EXERCISE INPUTS:
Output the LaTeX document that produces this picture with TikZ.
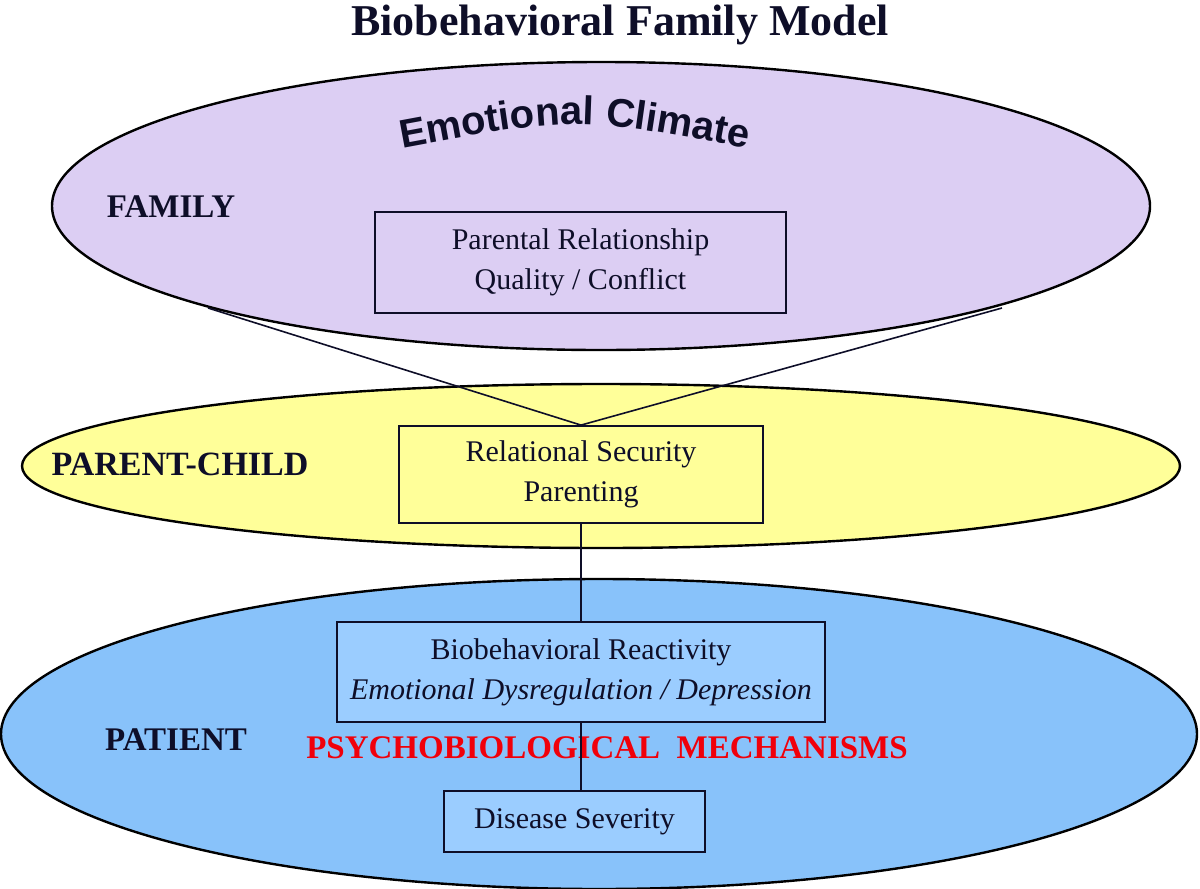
\documentclass[tikz,border=0pt]{standalone}
\usepackage{fontspec}
\setmainfont{Liberation Serif}
\newfontfamily\climatefont{Liberation Sans}
\usetikzlibrary{shapes.geometric,positioning,decorations.text}

\definecolor{familyfill}{RGB}{220,206,243}
\definecolor{parentfill}{RGB}{255,255,153}
\definecolor{patientfill}{RGB}{136,194,250}
\definecolor{boxblue}{RGB}{155,205,255}
\definecolor{inkblue}{RGB}{14,14,40}
\definecolor{mechred}{RGB}{240,0,10}

\begin{document}
\begin{tikzpicture}[
    x=0.5pt, y=-0.5pt,
    level/.style={ellipse, draw=black, line width=1.2pt, inner sep=0pt},
    box/.style={rectangle, draw=inkblue, line width=0.9pt, text=inkblue, align=center, inner sep=0pt, font=\fontsize{15}{20}\selectfont},
    levellabel/.style={text=inkblue, anchor=base, font=\fontsize{16.5}{20}\selectfont\bfseries},
    link/.style={draw=inkblue, line width=0.8pt}
]
\useasboundingbox (0,0) rectangle (1200,889);

% Title
\node[levellabel, font=\fontsize{22}{26}\selectfont\bfseries] (title) at (620,35) {Biobehavioral Family Model};

% Levels
\node[level, fill=familyfill, minimum width=549pt, minimum height=144pt] (family) at (601,206) {};
\node[level, fill=parentfill, minimum width=579pt, minimum height=82pt] (parentchild) at (601,466) {};
\node[level, fill=patientfill, minimum width=598pt, minimum height=155pt] (patient) at (599,734) {};

% Level labels
\node[levellabel] (familylbl) at (171,217) {FAMILY};
\node[levellabel, font=\fontsize{17}{20}\selectfont\bfseries] (pclbl) at (180,475) {PARENT-CHILD};
\node[levellabel] (patientlbl) at (176,750) {PATIENT};
\node[levellabel, text=mechred] (mechlbl) at (607,758) {PSYCHOBIOLOGICAL\ \ MECHANISMS};

% Emotional Climate
\path[decorate, decoration={text along path, text align=center, text color=inkblue,
    text={|\climatefont\fontsize{20}{20}\selectfont\bfseries|Emotional Climate}}]
    (398,149) .. controls (575,116) .. (752,149);

% Boxes
\node[box, fill=familyfill, minimum width=205.5pt, minimum height=50.5pt] (parental) at (580.5,262.5) {Parental Relationship\\Quality / Conflict};
\node[box, fill=parentfill, minimum width=182pt, minimum height=48.5pt] (relsec) at (581,474.5) {Relational Security\\Parenting};
\node[box, fill=boxblue, minimum width=244pt, minimum height=50pt] (bioreact) at (581,672) {Biobehavioral Reactivity\\\textit{Emotional Dysregulation / Depression}};
\node[box, fill=boxblue, minimum width=130.5pt, minimum height=30.5pt] (severity) at (574.5,821.5) {Disease Severity};

% Links
\coordinate (famL) at (208,308);
\coordinate (famR) at (1002,308);
\draw[link] (famL) -- (relsec.north) -- (famR);
\draw[link] (relsec.south) -- (bioreact.north);
\draw[link] (bioreact.south) -- (bioreact.south |- severity.north);

\end{tikzpicture}
\end{document}
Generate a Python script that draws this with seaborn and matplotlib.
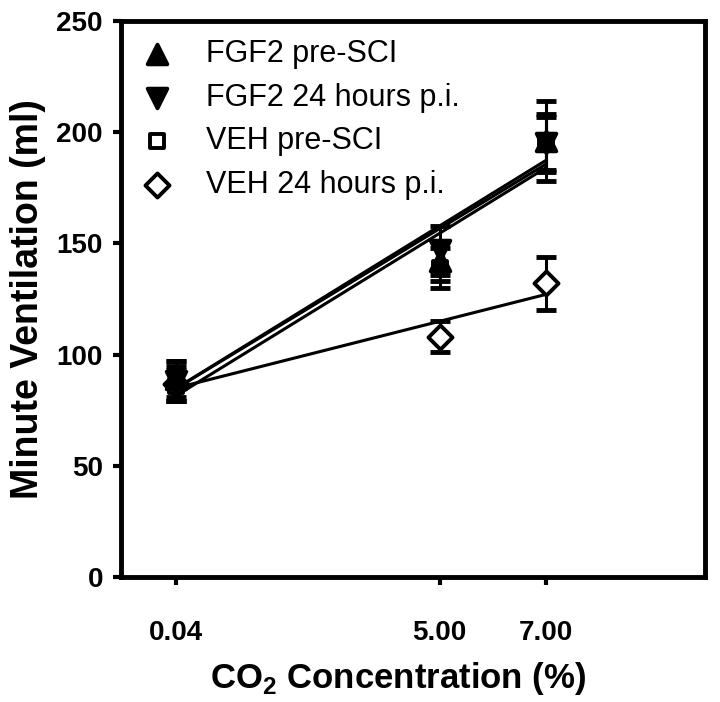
import matplotlib
matplotlib.use("Agg")
import matplotlib.pyplot as plt
import seaborn as sns
import numpy as np

# CO2 concentration (%) and minute ventilation (ml), mean +/- SE
co2 = [0.04, 5.00, 7.00]
co2_labels = ['0.04', '5.00', '7.00']

fgf2_pre = [89, 142, 196]
fgf2_pre_err = [8, 9, 18]
fgf2_24h = [88, 147, 195]
fgf2_24h_err = [9, 11, 12]
veh_pre = [86, 139, 195]
veh_pre_err = [7, 9, 13]
veh_24h = [87, 108, 132]
veh_24h_err = [8, 7, 12]

series = [
    ('VEH 24 hours p.i.', veh_24h, veh_24h_err, 'D', 'white', 150),
    ('VEH pre-SCI', veh_pre, veh_pre_err, 's', 'white', 100),
    ('FGF2 24 hours p.i.', fgf2_24h, fgf2_24h_err, 'v', 'black', 200),
    ('FGF2 pre-SCI', fgf2_pre, fgf2_pre_err, '^', 'black', 200),
]

sns.set_style('ticks', {'axes.edgecolor': 'black', 'text.color': 'black',
                        'axes.labelcolor': 'black', 'xtick.color': 'black',
                        'ytick.color': 'black'})
plt.rcParams['font.family'] = ['Liberation Sans', 'DejaVu Sans']
plt.rcParams['mathtext.fontset'] = 'custom'
plt.rcParams['mathtext.rm'] = 'Liberation Sans'
plt.rcParams['mathtext.bf'] = 'Liberation Sans:bold'

fig = plt.figure(figsize=(7.2, 7.02), dpi=100)
ax = fig.add_axes([121 / 720, 125 / 702, 584 / 720, 556 / 702])

for i, (label, y, err, marker, face, size) in enumerate(series):
    sns.regplot(x=np.array(co2), y=np.array(y), scatter=False, ci=None,
                color='black', line_kws={'lw': 2.2, 'zorder': 2}, ax=ax)
    ax.errorbar(co2, y, yerr=err, fmt='none', ecolor='black', elinewidth=2.2,
                capsize=7, capthick=3.5, zorder=3 + 2 * i)
    sns.scatterplot(x=co2, y=y, marker=marker, s=size, color=face,
                    edgecolor='black', linewidth=2.8, label=label, ax=ax,
                    zorder=4 + 2 * i)

ax.set_xlim(-1, 10)
ax.set_ylim(0, 250)
ax.set_xticks(co2)
ax.set_xticklabels(co2_labels)
ax.set_yticks(np.arange(0, 251, 50))

for s in ax.spines.values():
    s.set_linewidth(3.5)
    s.set_color('black')
    s.set_visible(True)
ax.tick_params(axis='both', direction='out', length=6, width=3, labelsize=20,
               colors='black')
ax.tick_params(axis='x', pad=25)
ax.tick_params(axis='y', pad=7)
for t in ax.get_xticklabels() + ax.get_yticklabels():
    t.set_fontweight('bold')

ax.set_ylabel('Minute Ventilation (ml)', fontsize=27, fontweight='bold',
              color='black')
ax.yaxis.set_label_coords(-0.128, 0.5)
ax.set_xlabel(r'CO$_\mathbf{2}$ Concentration (%)', fontsize=25,
              fontweight='bold', color='black')
ax.xaxis.set_label_coords(0.474, -0.15)

handles, labels = ax.get_legend_handles_labels()
order = [3, 2, 1, 0]
ax.legend([handles[i] for i in order], [labels[i] for i in order],
          loc='upper left', bbox_to_anchor=(-0.012, 1.012), frameon=False,
          fontsize=22, labelspacing=0.45, handletextpad=1.0,
          borderaxespad=0.4, handlelength=1.2, labelcolor='black')

plt.savefig('out.png', dpi=100)
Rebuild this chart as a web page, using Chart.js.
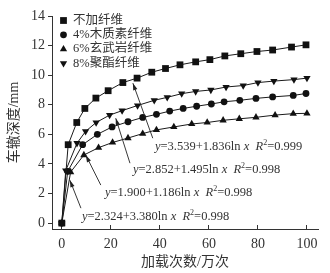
<!DOCTYPE html>
<html>
<head>
<meta charset="utf-8">
<script src="https://cdn.jsdelivr.net/npm/chart.js@4/dist/chart.umd.min.js"></script>
<style>
  body { margin: 0; background: #fff; }
  #wrap { width: 330px; height: 273px; }
</style>
</head>
<body>
<div id="wrap"><canvas id="rut" width="330" height="273"></canvas></div>
<script>
// series names (legend order)
var names = ["不加纤维", "4%木质素纤维", "6%玄武岩纤维", "8%聚酯纤维"];

// 不加纤维
var x0 = [0, 2.6, 6.1, 9.4, 13.9, 18.9, 24.9, 30.7, 36.7, 42.3, 48.2, 54.6, 60.4, 66.5, 73, 79.6, 86, 93.7, 99.6];
var y0 = [0, 5.3, 6.8, 7.75, 8.45, 8.95, 9.5, 9.8, 10.2, 10.45, 10.7, 10.9, 11.05, 11.3, 11.45, 11.6, 11.7, 11.9, 12.05];
// 4%木质素纤维
var x1 = [0, 2.4, 8.5, 14.5, 20.5, 27, 33, 38.6, 44, 49.5, 55, 61, 66.2, 72.6, 79.2, 86, 94.4, 99.6];
var y1 = [0, 3.5, 5.3, 6.0, 6.5, 6.85, 7.14, 7.35, 7.57, 7.75, 7.9, 8.05, 8.2, 8.3, 8.43, 8.53, 8.63, 8.76];
// 6%玄武岩纤维
var x2 = [0, 3.6, 9, 15, 20.7, 27, 33, 38.6, 45.7, 53, 59.3, 65.8, 72.4, 79.2, 87, 94.4, 100];
var y2 = [0, 3.45, 4.6, 5.1, 5.45, 5.75, 6.05, 6.3, 6.5, 6.7, 6.8, 6.95, 7.05, 7.15, 7.3, 7.4, 7.42];
// 8%聚酯纤维
var x3 = [0, 1.6, 6.2, 9.7, 14, 19.5, 24.6, 30.9, 37.7, 43, 48.9, 54.6, 60.8, 67, 74, 80, 86.5, 94.7, 100];
var y3 = [0, 3.55, 5.4, 6.2, 6.8, 7.3, 7.6, 7.95, 8.3, 8.5, 8.75, 8.9, 9.0, 9.2, 9.3, 9.5, 9.6, 9.7, 9.8];

var xTicks = [0, 20, 40, 60, 80, 100];
var yTicks = [0, 2, 4, 6, 8, 10, 12, 14];

// fit equations: [y0 + b ln x, R2]
var eqA = ["3.539", "2.852", "1.900", "2.324"];
var eqB = ["1.836", "1.495", "1.186", "3.380"];
var eqR = ["0.999", "0.998", "0.998", "0.998"];
// label anchor (data units) and arrow from/to
var eqPos = [[38.0, 5.14], [29.0, 3.58], [17.6, 2.03], [8.2, 0.41]];
var arrFrom = [[37.1, 5.74], [27.8, 4.05], [15.9, 2.57], [7.8, 1.01]];
var arrTo = [[29.0, 9.46], [22.0, 7.09], [9.8, 4.59], [3.3, 2.9]];

var serif = '"Liberation Serif", "Noto Sans CJK SC", serif';

function pairs(xs, ys) {
    var out = [];
    for (var i = 0; i < xs.length; i++) out.push({x: xs[i], y: ys[i]});
    return out;
}

var styles = [
    {pointStyle: "rect", radius: 4.8, rotation: 0},
    {pointStyle: "circle", radius: 3.4, rotation: 0},
    {pointStyle: "triangle", radius: 4.2, rotation: 0},
    {pointStyle: "triangle", radius: 4.2, rotation: 180}
];
var xsAll = [x0, x1, x2, x3];
var ysAll = [y0, y1, y2, y3];

var datasets = [];
for (var s = 0; s < names.length; s++) {
    datasets.push({
        label: names[s],
        data: pairs(xsAll[s], ysAll[s]),
        borderColor: "#1a1a1a",
        borderWidth: 1,
        backgroundColor: "#111",
        pointStyle: styles[s].pointStyle,
        pointRadius: styles[s].radius,
        pointRotation: styles[s].rotation,
        pointBackgroundColor: "#111",
        pointBorderColor: "#111",
        pointBorderWidth: 0,
        tension: 0
    });
}

function marker(ctx, style, x, y) {
    var r = style.radius;
    ctx.beginPath();
    if (style.pointStyle === "rect") {
        var h = r * Math.SQRT1_2;
        ctx.rect(x - h, y - h, 2 * h, 2 * h);
    } else if (style.pointStyle === "circle") {
        ctx.arc(x, y, r, 0, Math.PI * 2);
    } else {
        var sgn = style.rotation ? -1 : 1;
        var w = r * Math.cos(Math.PI / 6);
        ctx.moveTo(x, y - sgn * r);
        ctx.lineTo(x + w, y + sgn * r / 2);
        ctx.lineTo(x - w, y + sgn * r / 2);
        ctx.closePath();
    }
    ctx.fill();
}

var extras = {
    id: "extras",
    afterDraw: function(chart) {
        var ctx = chart.ctx;
        var xs = chart.scales.x, ys = chart.scales.y;
        ctx.save();
        // legend
        ctx.font = "12.5px " + serif;
        ctx.textBaseline = "middle";
        for (var i = 0; i < names.length; i++) {
            var ly = 20.5 + i * 14.3;
            ctx.fillStyle = "#111";
            marker(ctx, styles[i], 63.5, ly);
            ctx.fillStyle = "#333";
            ctx.fillText(names[i], 73, ly);
        }
        // arrows
        ctx.strokeStyle = "#222";
        ctx.lineWidth = 0.9;
        for (var k = 0; k < arrFrom.length; k++) {
            var fx = xs.getPixelForValue(arrFrom[k][0]), fy = ys.getPixelForValue(arrFrom[k][1]);
            var tx = xs.getPixelForValue(arrTo[k][0]), ty = ys.getPixelForValue(arrTo[k][1]);
            var ang = Math.atan2(ty - fy, tx - fx);
            ctx.beginPath();
            ctx.moveTo(fx, fy);
            ctx.lineTo(tx, ty);
            ctx.stroke();
            ctx.beginPath();
            ctx.moveTo(tx, ty);
            ctx.lineTo(tx - 7 * Math.cos(ang) + 2.2 * Math.sin(ang), ty - 7 * Math.sin(ang) - 2.2 * Math.cos(ang));
            ctx.lineTo(tx - 7 * Math.cos(ang) - 2.2 * Math.sin(ang), ty - 7 * Math.sin(ang) + 2.2 * Math.cos(ang));
            ctx.closePath();
            ctx.fillStyle = "#222";
            ctx.fill();
        }
        // equations
        ctx.fillStyle = "#333";
        for (var e = 0; e < eqA.length; e++) {
            var px = xs.getPixelForValue(eqPos[e][0]), py = ys.getPixelForValue(eqPos[e][1]);
            var parts = [
                ["y", "italic 12.5px "],
                ["=" + eqA[e] + "+" + eqB[e] + "ln ", "12.5px "],
                ["x", "italic 12.5px "],
                ["  ", "12.5px "],
                ["R", "italic 12.5px "],
                ["2", "8px ", -4],
                ["=" + eqR[e], "12.5px "]
            ];
            for (var p = 0; p < parts.length; p++) {
                ctx.font = parts[p][1] + serif;
                ctx.fillText(parts[p][0], px, py + (parts[p][2] || 0));
                px += ctx.measureText(parts[p][0]).width;
            }
        }
        ctx.restore();
    }
};

var ctx1 = document.getElementById("rut");
var chart1 = new Chart(ctx1, {
    type: "line",
    data: {datasets: datasets},
    options: {
        responsive: false,
        animation: false,
        events: [],
        layout: {padding: {top: 16, right: 12, left: 0, bottom: 0}},
        plugins: {legend: {display: false}, tooltip: {enabled: false}},
        scales: {
            x: {
                type: "linear",
                min: -4,
                max: 104.5,
                afterBuildTicks: function(axis) {
                    axis.ticks = xTicks.map(function(v) { return {value: v}; });
                },
                afterFit: function(axis) { axis.height = 44; },
                grid: {display: true, drawOnChartArea: false, drawTicks: true, tickLength: -4, color: "#333"},
                border: {display: true, color: "#333", width: 1},
                ticks: {color: "#333", font: {family: serif, size: 14}, padding: 11, maxRotation: 0},
                title: {display: true, text: "加载次数/万次", color: "#333", font: {family: serif, size: 14}, padding: {top: 2, bottom: 2}}
            },
            y: {
                min: -0.4,
                max: 14,
                afterBuildTicks: function(axis) {
                    axis.ticks = yTicks.map(function(v) { return {value: v}; });
                },
                afterFit: function(axis) { axis.width = 52; },
                grid: {display: true, drawOnChartArea: false, drawTicks: true, tickLength: 4, color: "#333"},
                border: {display: true, color: "#333", width: 1},
                ticks: {color: "#333", font: {family: serif, size: 14}, padding: 3},
                title: {display: true, text: "车辙深度/mm", color: "#333", font: {family: serif, size: 14}, padding: {top: 6, bottom: 6}}
            }
        }
    },
    plugins: [extras]
});
</script>
</body>
</html>
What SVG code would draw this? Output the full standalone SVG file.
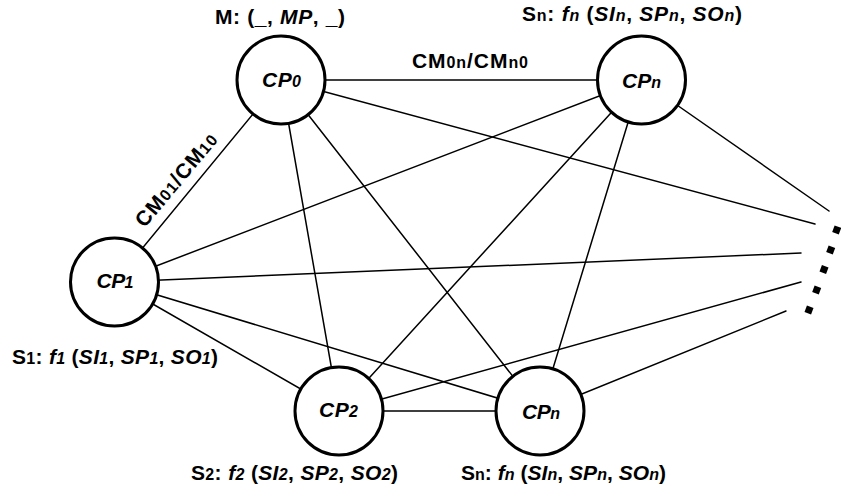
<svg xmlns="http://www.w3.org/2000/svg" width="841" height="495" viewBox="0 0 841 495">
  <style>
    text { font-family: "Liberation Sans", Arial, Helvetica, sans-serif; font-weight: bold; font-size: 21px; fill: #000; }
    .i { font-style: italic; }
    .s { font-size: 16px; }
    .edges line { stroke: #000; stroke-width: 1.5; stroke-linecap: round; }
    .node circle { fill: #fff; stroke: #000; stroke-width: 3; }
    .dot { fill: #000; }
  </style>

  <!-- connectors: full mesh between the coordinating processes, plus links to the elided ones -->
  <g id="connectors" class="edges">
    <line x1="281" y1="80" x2="641" y2="80"/>
    <line x1="281" y1="80" x2="114.5" y2="282"/>
    <line x1="281" y1="80" x2="339" y2="411"/>
    <line x1="281" y1="80" x2="540" y2="411"/>
    <line x1="641" y1="80" x2="114.5" y2="282"/>
    <line x1="641" y1="80" x2="339" y2="411"/>
    <line x1="641" y1="80" x2="540" y2="411"/>
    <line x1="114.5" y1="282" x2="339" y2="411"/>
    <line x1="114.5" y1="282" x2="540" y2="411"/>
    <line x1="339" y1="411" x2="540" y2="411"/>
    <line x1="641" y1="80" x2="829" y2="211"/>
    <line x1="281" y1="80" x2="815" y2="224"/>
    <line x1="114.5" y1="282" x2="801" y2="253"/>
    <line x1="339" y1="411" x2="801" y2="282"/>
    <line x1="540" y1="411" x2="786" y2="311"/>
  </g>

  <!-- edge labels -->
  <text x="412" y="68" textLength="116" lengthAdjust="spacing">CM<tspan class="s">0n</tspan>/CM<tspan class="s">n0</tspan></text>
  <text transform="translate(181.5,184.5) rotate(-50)" text-anchor="middle" textLength="115" lengthAdjust="spacing">CM<tspan class="s">01</tspan>/CM<tspan class="s">10</tspan></text>

  <!-- master -->
  <g id="cp0" class="node">
    <circle cx="281" cy="80" r="44"/>
    <text x="281.5" y="87" text-anchor="middle" class="i" textLength="39" lengthAdjust="spacing">CP<tspan class="s">0</tspan></text>
    <text x="215" y="24" textLength="130" lengthAdjust="spacing">M: (_, <tspan class="i">MP</tspan>, _)</text>
  </g>

  <g id="cpn-top" class="node">
    <circle cx="641.5" cy="80" r="44"/>
    <text x="641.5" y="88" text-anchor="middle" class="i" textLength="39" lengthAdjust="spacing">CP<tspan class="s">n</tspan></text>
    <text x="522" y="21" textLength="220" lengthAdjust="spacing">S<tspan class="s">n</tspan>: <tspan class="i">f<tspan class="s">n</tspan></tspan> (<tspan class="i">SI<tspan class="s">n</tspan></tspan>, <tspan class="i">SP<tspan class="s">n</tspan></tspan>, <tspan class="i">SO<tspan class="s">n</tspan></tspan>)</text>
  </g>

  <g id="cp1" class="node">
    <circle cx="114.5" cy="282" r="44"/>
    <text x="115" y="288" text-anchor="middle" class="i" textLength="37" lengthAdjust="spacing">CP<tspan class="s">1</tspan></text>
    <text x="12" y="364" textLength="206" lengthAdjust="spacing">S<tspan class="s">1</tspan>: <tspan class="i">f<tspan class="s">1</tspan></tspan> (<tspan class="i">SI<tspan class="s">1</tspan></tspan>, <tspan class="i">SP<tspan class="s">1</tspan></tspan>, <tspan class="i">SO<tspan class="s">1</tspan></tspan>)</text>
  </g>

  <g id="cp2" class="node">
    <circle cx="339" cy="411" r="44"/>
    <text x="338.5" y="417" text-anchor="middle" class="i" textLength="39" lengthAdjust="spacing">CP<tspan class="s">2</tspan></text>
    <text x="191" y="480" textLength="207" lengthAdjust="spacing">S<tspan class="s">2</tspan>: <tspan class="i">f<tspan class="s">2</tspan></tspan> (<tspan class="i">SI<tspan class="s">2</tspan></tspan>, <tspan class="i">SP<tspan class="s">2</tspan></tspan>, <tspan class="i">SO<tspan class="s">2</tspan></tspan>)</text>
  </g>

  <g id="cpn-bottom" class="node">
    <circle cx="540" cy="411" r="44"/>
    <text x="541" y="419" text-anchor="middle" class="i" textLength="38" lengthAdjust="spacing">CP<tspan class="s">n</tspan></text>
    <text x="461" y="480" textLength="205" lengthAdjust="spacing">S<tspan class="s">n</tspan>: <tspan class="i">f<tspan class="s">n</tspan></tspan> (<tspan class="i">SI<tspan class="s">n</tspan></tspan>, <tspan class="i">SP<tspan class="s">n</tspan></tspan>, <tspan class="i">SO<tspan class="s">n</tspan></tspan>)</text>
  </g>

  <!-- vertical ellipsis for further processes -->
  <g id="more">
    <rect class="dot" x="-3.5" y="-3.5" width="7" height="7" transform="translate(836.7,230) rotate(20)"/>
    <rect class="dot" x="-3.5" y="-3.5" width="7" height="7" transform="translate(830.7,250) rotate(20)"/>
    <rect class="dot" x="-3.5" y="-3.5" width="7" height="7" transform="translate(824,269.5) rotate(20)"/>
    <rect class="dot" x="-3.5" y="-3.5" width="7" height="7" transform="translate(816.7,290) rotate(20)"/>
    <rect class="dot" x="-3.5" y="-3.5" width="7" height="7" transform="translate(809,310) rotate(20)"/>
  </g>
</svg>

EXERCISE OBJECTIVE: Without the pictures, copy the entries from their first line through the line containing "minimum width=598pt, minimum", and only those lines.

RESULT OF THIS EXERCISE:
Output the LaTeX document that produces this picture with TikZ.
\documentclass[tikz,border=0pt]{standalone}
\usepackage{fontspec}
\setmainfont{Liberation Serif}
\newfontfamily\climatefont{Liberation Sans}
\usetikzlibrary{shapes.geometric,positioning,decorations.text}

\definecolor{familyfill}{RGB}{220,206,243}
\definecolor{parentfill}{RGB}{255,255,153}
\definecolor{patientfill}{RGB}{136,194,250}
\definecolor{boxblue}{RGB}{155,205,255}
\definecolor{inkblue}{RGB}{14,14,40}
\definecolor{mechred}{RGB}{240,0,10}

\begin{document}
\begin{tikzpicture}[
    x=0.5pt, y=-0.5pt,
    level/.style={ellipse, draw=black, line width=1.2pt, inner sep=0pt},
    box/.style={rectangle, draw=inkblue, line width=0.9pt, text=inkblue, align=center, inner sep=0pt, font=\fontsize{15}{20}\selectfont},
    levellabel/.style={text=inkblue, anchor=base, font=\fontsize{16.5}{20}\selectfont\bfseries},
    link/.style={draw=inkblue, line width=0.8pt}
]
\useasboundingbox (0,0) rectangle (1200,889);

% Title
\node[levellabel, font=\fontsize{22}{26}\selectfont\bfseries] (title) at (620,35) {Biobehavioral Family Model};

% Levels
\node[level, fill=familyfill, minimum width=549pt, minimum height=144pt] (family) at (601,206) {};
\node[level, fill=parentfill, minimum width=579pt, minimum height=82pt] (parentchild) at (601,466) {};
\node[level, fill=patientfill, minimum width=598pt, minimum height=155pt] (patient) at (599,734) {};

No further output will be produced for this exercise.